I was just playing Killzone MP and suddenly the game paused on me, and said the battery is low. I quickly plug in the recharge cable, and nothing. It still won't respond. I had to grab a second controller and log in before I was able to interact with the game again. Shouldn't a controller always work when it's connect by cable?

I don't know what the final decision was, but at one point, the intention was to have the controllers only connect via Bluetooth, and just use the USB connection to charge.
But I'd imagine that even then the controller would be able to pull power from the cable and still function.
 
I don't know what the final decision was, but at one point, the intention was to have the controllers only connect via Bluetooth, and just use the USB connection to charge.
But I'd imagine that even then the controller would be able to pull power from the cable and still function.

They obviously do in the demos at the stores.
 
When I was testing the controller battery life, something weird happened too.

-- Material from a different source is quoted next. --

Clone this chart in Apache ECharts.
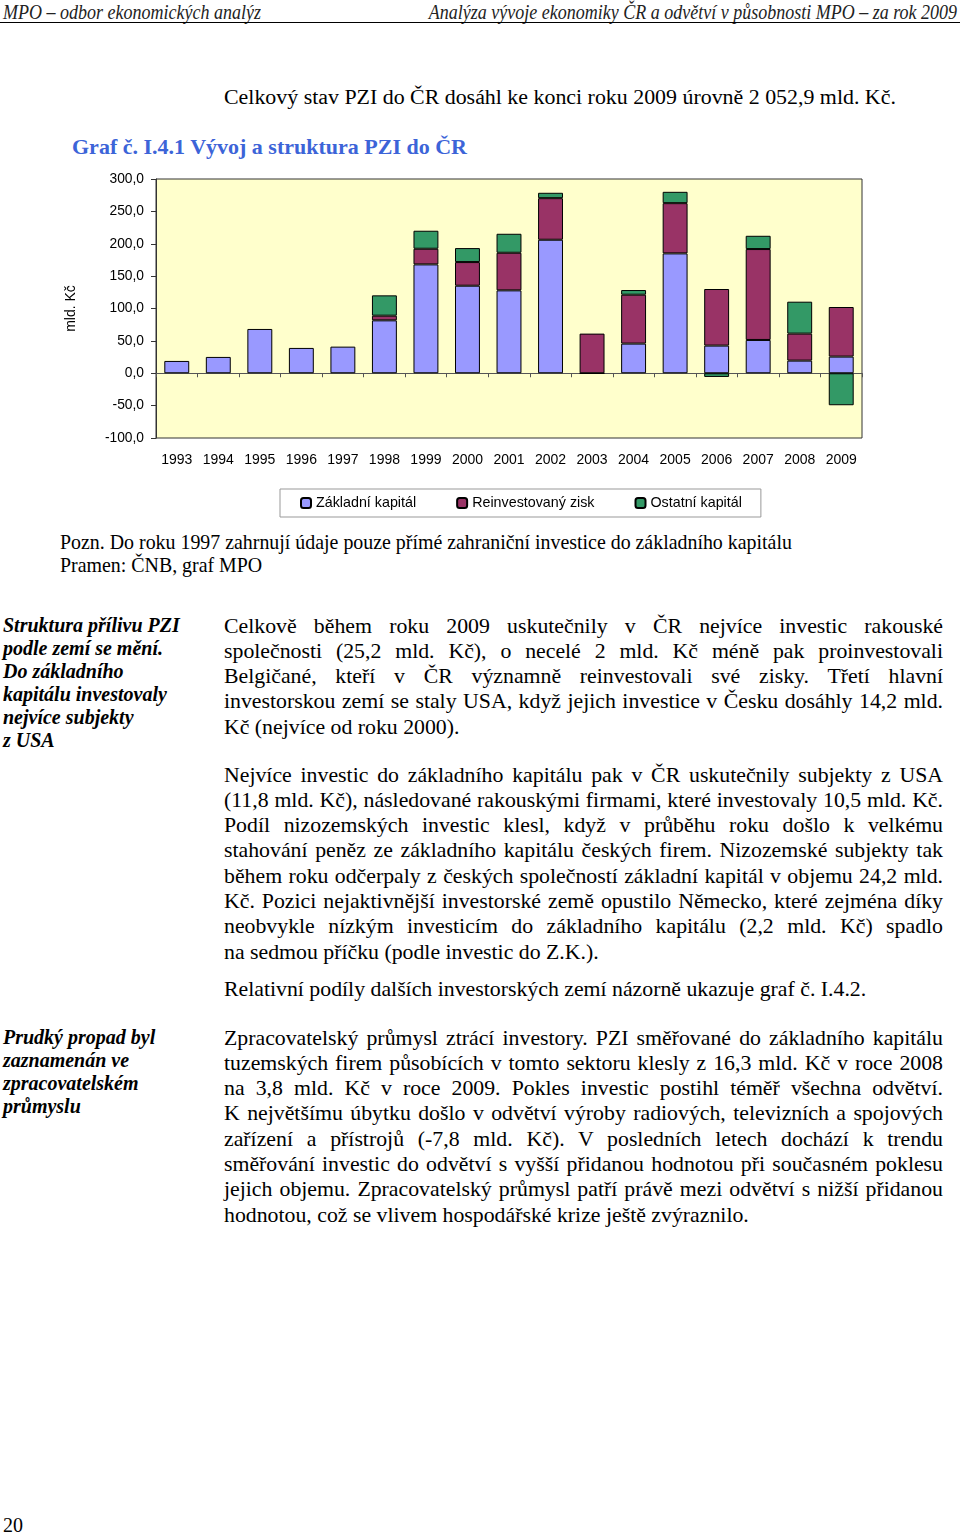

I didn't break out my second controller, but I can't remember what I did. :oops:
 
I noticed in KZ that if the controller battery is down to 1 bar, audio will not play through it (audio logs). Nothing strange about that. But what is strange is that it doesn't appear to notify the game, so, playing audio logs doesn't come through the TV either. You're also not given any feedback as to the reason. Thought that was odd (or perhaps just an overlooked bug).
 
Don't you have to allow USB charging in the settings, same place you can control the speaker volume on the controller?

Sent from my Xperia Z using Forum Runner
 
Has Sony added the option to pause downloads in the latest firmwares? Downloading the 40gbs of BF4 cannot be done at 4mbps without pausing at my end.
 
Don't you have to allow USB charging in the settings, same place you can control the speaker volume on the controller?

The only controller options I have are Enable Vibration and Volume Control. Are you thinking of Power Saving Settings -> Set Functions Available in Standby Mode where USB charging is one of them?